I “professionally” recorded my first multi-track song when I was 15 years old and back in 1994
that was quite an accomplishment; these days, my 16 year old nephew has more videos on the web than I do. Media editing, once a respected and complicated profession has become the hobby of thousands of kids that make songs on their “garage band” (included in every mac) or make their own videos on Windows Video Maker (included in every PC), and these sometimes sound and look way better than those produced by media companies a few years ago. My brother posts HD videos of my 4 months-old nephew for the love God.
David Meerman Scott starts his book The New Rules of Marketing and PR, saying that you shouldn’t hire a video company and pay them $80,000 (average) for an online video campaign, that you should get that $200 video camera and upload it yourself (as he did for Microsoft Corporation a few years ago), and I’m proud to say, that I’ve been saying the same thing for a couple of years now. Earlier this year I hired a company to make a product video for close to $10,000 and then made another version of the same from scratch using Adobe Flash and some free music I found online for FREE.
These examples present me with the idea that this industry is going through some changes that we already saw the music industry go through after the whole Napster lawsuit, and the birth of affordable computer recording; the question is: For how long will it survive?

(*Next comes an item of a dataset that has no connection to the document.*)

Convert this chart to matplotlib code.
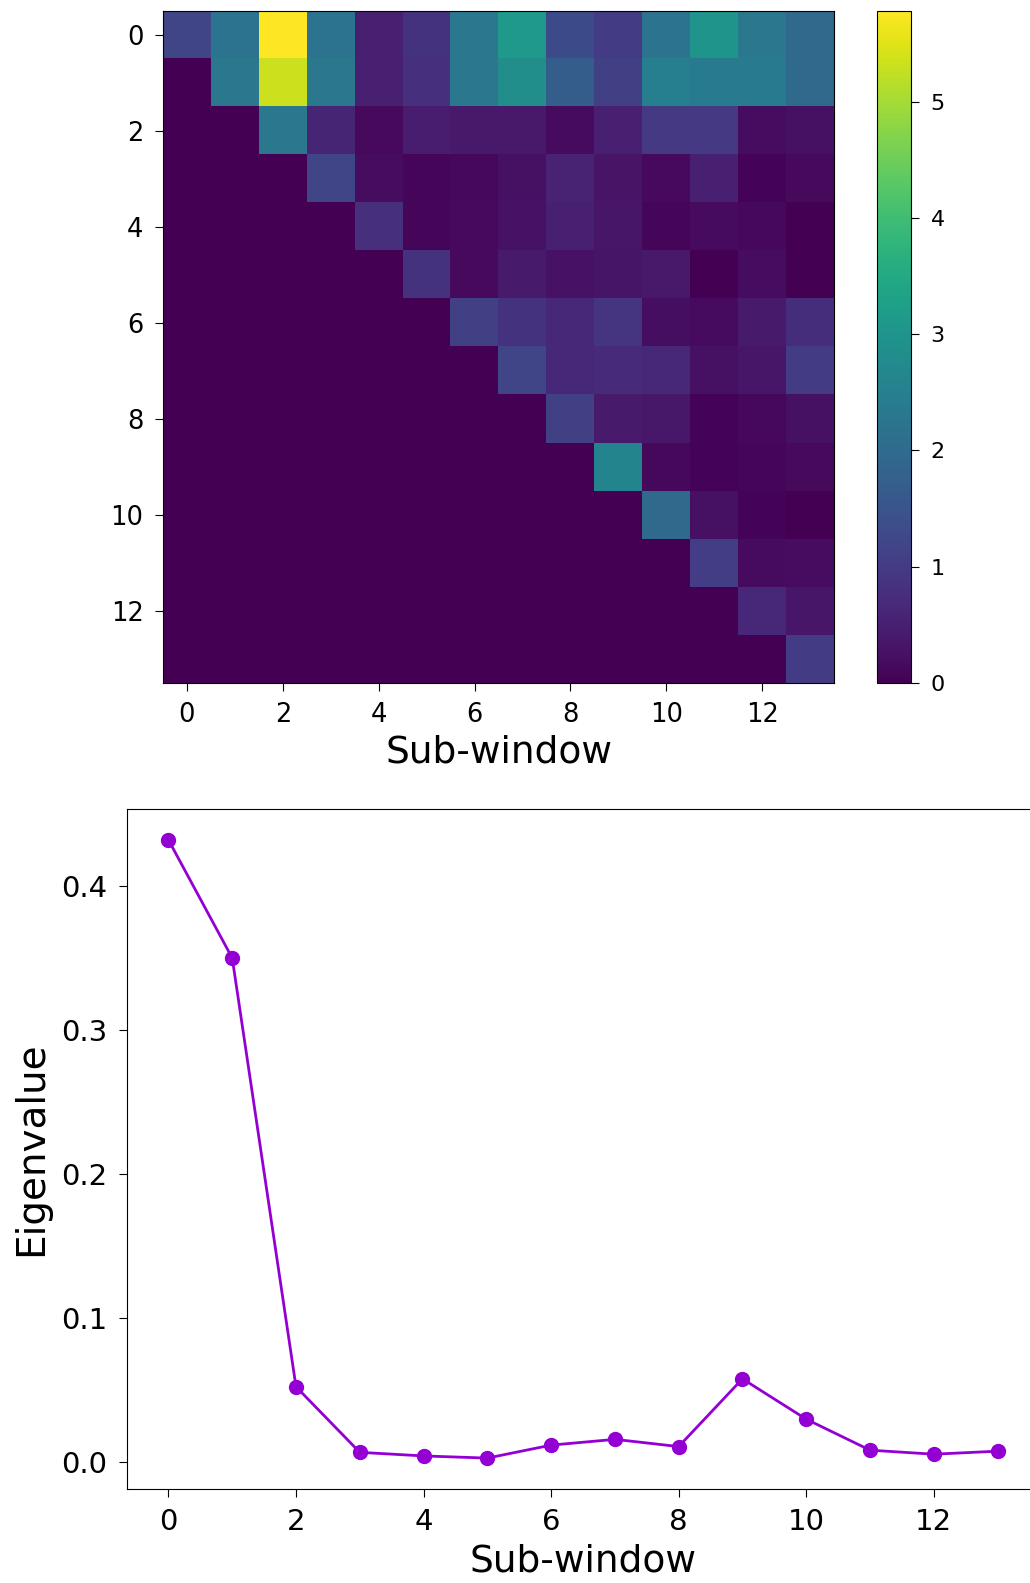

My bet is five more years, till some new technology comes along, and everything known to man as the media industry dies as we know it.
Since this is called YOUNG AND EMPLOYED, I feel obligated to ask “what’s going to happen with all those jobs in the industry?” There are only so many Starbucks to work at, and these are people with degrees and years of experience doing what they do. I’m not saying that everyone will suddenly be unemployed, since there will still be room for SuperBowl commercials that require better quality than Youtube but a big chunk of these people will no longer be needed.
IF you believe in my hypothesis, I would recommend one thing. Everything you get paid for is for business, and even if you don’t understand business at all because what you do it carry a video camera around, it is a fact that they pay you because you help them make money. Chances are you won’t find another job with the similar description in 5 years unless you go to Hollywood, so learn about the business part of your job, a manager in the media industry can be as successful as a manager in the hotel industry, but if you know nothing of the business you work for and stay working on your JOB, instead of your CAREER… you are in trouble.
Good luck
-Frank






September 28th, 2009 at 5:28 PM
Agreed. Engineers have made it possible to replace so many human beings with pieces of software that do their job a lot better. You still need the creative hand/eye of the artist – but you just need it for significantly fewer hours than it used to.
In the new economy, ideas are worthless (they abound dime-a-dozen), information is next to worthless as well (it is free or almost free, just go to wikipedia). The only thing that matters is your time, and how you employ it to provide value to others. Good thing technology leaves you more time to build successful business relationships and to deliver a lot more value than it used to.
We just need to adapt to the new realities.